▶ [RECORDED INFORMATION]:
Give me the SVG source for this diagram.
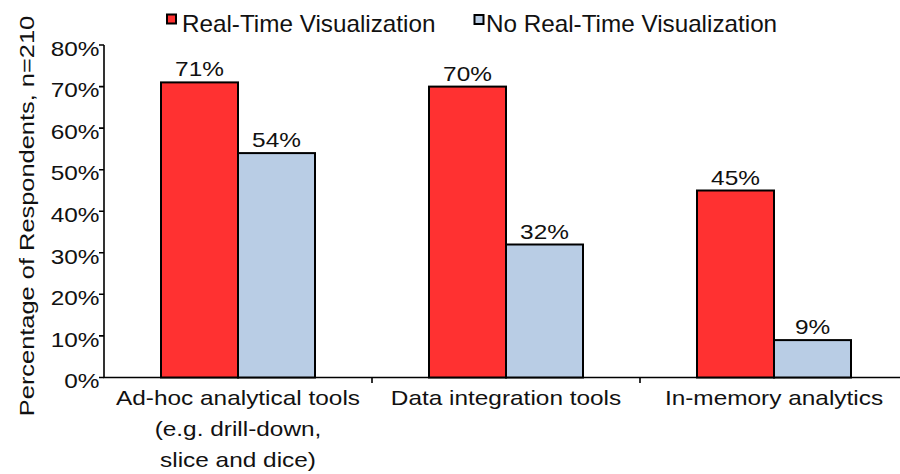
<svg xmlns="http://www.w3.org/2000/svg" width="900" height="474" viewBox="0 0 900 474">
  <style>
    text { font-family: "Liberation Sans", Arial, sans-serif; font-size: 20px; fill: #111; }
    .leg { font-size: 23px; }
    .mid { text-anchor: middle; }
    .end { text-anchor: end; }
    .axis { stroke: #000; stroke-width: 1.6; fill: none; }
    .rt { fill: #FF3131; stroke: #000; stroke-width: 2; }
    .nrt { fill: #B9CDE5; stroke: #000; stroke-width: 2; }
  </style>
  <rect width="900" height="474" fill="#fff"/>

  <!-- legend -->
  <g id="legend">
    <rect class="rt" x="167" y="14.5" width="9" height="9"/>
    <text class="leg" transform="translate(182,32) scale(1.055,1)">Real-Time Visualization</text>
    <rect class="nrt" x="474.5" y="15" width="9" height="9"/>
    <text class="leg" transform="translate(486,32) scale(1.055,1)">No Real-Time Visualization</text>
  </g>

  <!-- y axis title -->
  <text class="mid" transform="translate(34,216) rotate(-90) scale(1.27,1)">Percentage of Respondents, n=210</text>

  <!-- axes and ticks -->
  <g id="axes">
    <path class="axis" d="M104,45 V377.5 H900"/>
    <path class="axis" d="M99,45 H104 M99,86.6 H104 M99,128.1 H104 M99,169.7 H104 M99,211.2 H104 M99,252.8 H104 M99,294.3 H104 M99,335.9 H104 M99,377.5 H104"/>
    <path class="axis" d="M372,377.5 V383 M640,377.5 V383"/>
  </g>

  <!-- y tick labels -->
  <g id="ytick-labels">
    <text class="end" transform="translate(99.5,55.7) scale(1.22,1)">80%</text>
    <text class="end" transform="translate(99.5,97.3) scale(1.22,1)">70%</text>
    <text class="end" transform="translate(99.5,138.8) scale(1.22,1)">60%</text>
    <text class="end" transform="translate(99.5,180.4) scale(1.22,1)">50%</text>
    <text class="end" transform="translate(99.5,221.9) scale(1.22,1)">40%</text>
    <text class="end" transform="translate(99.5,263.5) scale(1.22,1)">30%</text>
    <text class="end" transform="translate(99.5,305) scale(1.22,1)">20%</text>
    <text class="end" transform="translate(99.5,346.6) scale(1.22,1)">10%</text>
    <text class="end" transform="translate(99.5,388.2) scale(1.22,1)">0%</text>
  </g>

  <!-- bars -->
  <g id="adhoc">
    <rect class="rt" x="161" y="82.4" width="77" height="295.1"/>
    <rect class="nrt" x="238" y="153.1" width="77" height="224.4"/>
    <text class="mid" transform="translate(199.5,76.4) scale(1.22,1)">71%</text>
    <text class="mid" transform="translate(276.5,147.1) scale(1.22,1)">54%</text>
    <text class="mid" transform="translate(238,405) scale(1.22,1)">Ad-hoc analytical tools</text>
    <text class="mid" transform="translate(238,436) scale(1.22,1)">(e.g. drill-down,</text>
    <text class="mid" transform="translate(238,466.5) scale(1.22,1)">slice and dice)</text>
  </g>

  <g id="integration">
    <rect class="rt" x="429" y="86.6" width="77" height="290.9"/>
    <rect class="nrt" x="506" y="244.5" width="77" height="133"/>
    <text class="mid" transform="translate(467.5,80.6) scale(1.22,1)">70%</text>
    <text class="mid" transform="translate(544.5,238.5) scale(1.22,1)">32%</text>
    <text class="mid" transform="translate(506,405) scale(1.22,1)">Data integration tools</text>
  </g>

  <g id="inmemory">
    <rect class="rt" x="697" y="190.5" width="77" height="187"/>
    <rect class="nrt" x="774" y="340.1" width="77" height="37.4"/>
    <text class="mid" transform="translate(735.5,184.5) scale(1.22,1)">45%</text>
    <text class="mid" transform="translate(812.5,334.1) scale(1.22,1)">9%</text>
    <text class="mid" transform="translate(774,405) scale(1.22,1)">In-memory analytics</text>
  </g>
</svg>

▶ [THE TASK]:
Reproduce the material word for word, minus the images.

▶ [WRITTEN ANSWER]:
Give me the SVG source for this diagram.
<svg xmlns="http://www.w3.org/2000/svg" width="900" height="474" viewBox="0 0 900 474">
  <style>
    text { font-family: "Liberation Sans", Arial, sans-serif; font-size: 20px; fill: #111; }
    .leg { font-size: 23px; }
    .mid { text-anchor: middle; }
    .end { text-anchor: end; }
    .axis { stroke: #000; stroke-width: 1.6; fill: none; }
    .rt { fill: #FF3131; stroke: #000; stroke-width: 2; }
    .nrt { fill: #B9CDE5; stroke: #000; stroke-width: 2; }
  </style>
  <rect width="900" height="474" fill="#fff"/>

  <!-- legend -->
  <g id="legend">
    <rect class="rt" x="167" y="14.5" width="9" height="9"/>
    <text class="leg" transform="translate(182,32) scale(1.055,1)">Real-Time Visualization</text>
    <rect class="nrt" x="474.5" y="15" width="9" height="9"/>
    <text class="leg" transform="translate(486,32) scale(1.055,1)">No Real-Time Visualization</text>
  </g>

  <!-- y axis title -->
  <text class="mid" transform="translate(34,216) rotate(-90) scale(1.27,1)">Percentage of Respondents, n=210</text>

  <!-- axes and ticks -->
  <g id="axes">
    <path class="axis" d="M104,45 V377.5 H900"/>
    <path class="axis" d="M99,45 H104 M99,86.6 H104 M99,128.1 H104 M99,169.7 H104 M99,211.2 H104 M99,252.8 H104 M99,294.3 H104 M99,335.9 H104 M99,377.5 H104"/>
    <path class="axis" d="M372,377.5 V383 M640,377.5 V383"/>
  </g>

  <!-- y tick labels -->
  <g id="ytick-labels">
    <text class="end" transform="translate(99.5,55.7) scale(1.22,1)">80%</text>
    <text class="end" transform="translate(99.5,97.3) scale(1.22,1)">70%</text>
    <text class="end" transform="translate(99.5,138.8) scale(1.22,1)">60%</text>
    <text class="end" transform="translate(99.5,180.4) scale(1.22,1)">50%</text>
    <text class="end" transform="translate(99.5,221.9) scale(1.22,1)">40%</text>
    <text class="end" transform="translate(99.5,263.5) scale(1.22,1)">30%</text>
    <text class="end" transform="translate(99.5,305) scale(1.22,1)">20%</text>
    <text class="end" transform="translate(99.5,346.6) scale(1.22,1)">10%</text>
    <text class="end" transform="translate(99.5,388.2) scale(1.22,1)">0%</text>
  </g>

  <!-- bars -->
  <g id="adhoc">
    <rect class="rt" x="161" y="82.4" width="77" height="295.1"/>
    <rect class="nrt" x="238" y="153.1" width="77" height="224.4"/>
    <text class="mid" transform="translate(199.5,76.4) scale(1.22,1)">71%</text>
    <text class="mid" transform="translate(276.5,147.1) scale(1.22,1)">54%</text>
    <text class="mid" transform="translate(238,405) scale(1.22,1)">Ad-hoc analytical tools</text>
    <text class="mid" transform="translate(238,436) scale(1.22,1)">(e.g. drill-down,</text>
    <text class="mid" transform="translate(238,466.5) scale(1.22,1)">slice and dice)</text>
  </g>

  <g id="integration">
    <rect class="rt" x="429" y="86.6" width="77" height="290.9"/>
    <rect class="nrt" x="506" y="244.5" width="77" height="133"/>
    <text class="mid" transform="translate(467.5,80.6) scale(1.22,1)">70%</text>
    <text class="mid" transform="translate(544.5,238.5) scale(1.22,1)">32%</text>
    <text class="mid" transform="translate(506,405) scale(1.22,1)">Data integration tools</text>
  </g>

  <g id="inmemory">
    <rect class="rt" x="697" y="190.5" width="77" height="187"/>
    <rect class="nrt" x="774" y="340.1" width="77" height="37.4"/>
    <text class="mid" transform="translate(735.5,184.5) scale(1.22,1)">45%</text>
    <text class="mid" transform="translate(812.5,334.1) scale(1.22,1)">9%</text>
    <text class="mid" transform="translate(774,405) scale(1.22,1)">In-memory analytics</text>
  </g>
</svg>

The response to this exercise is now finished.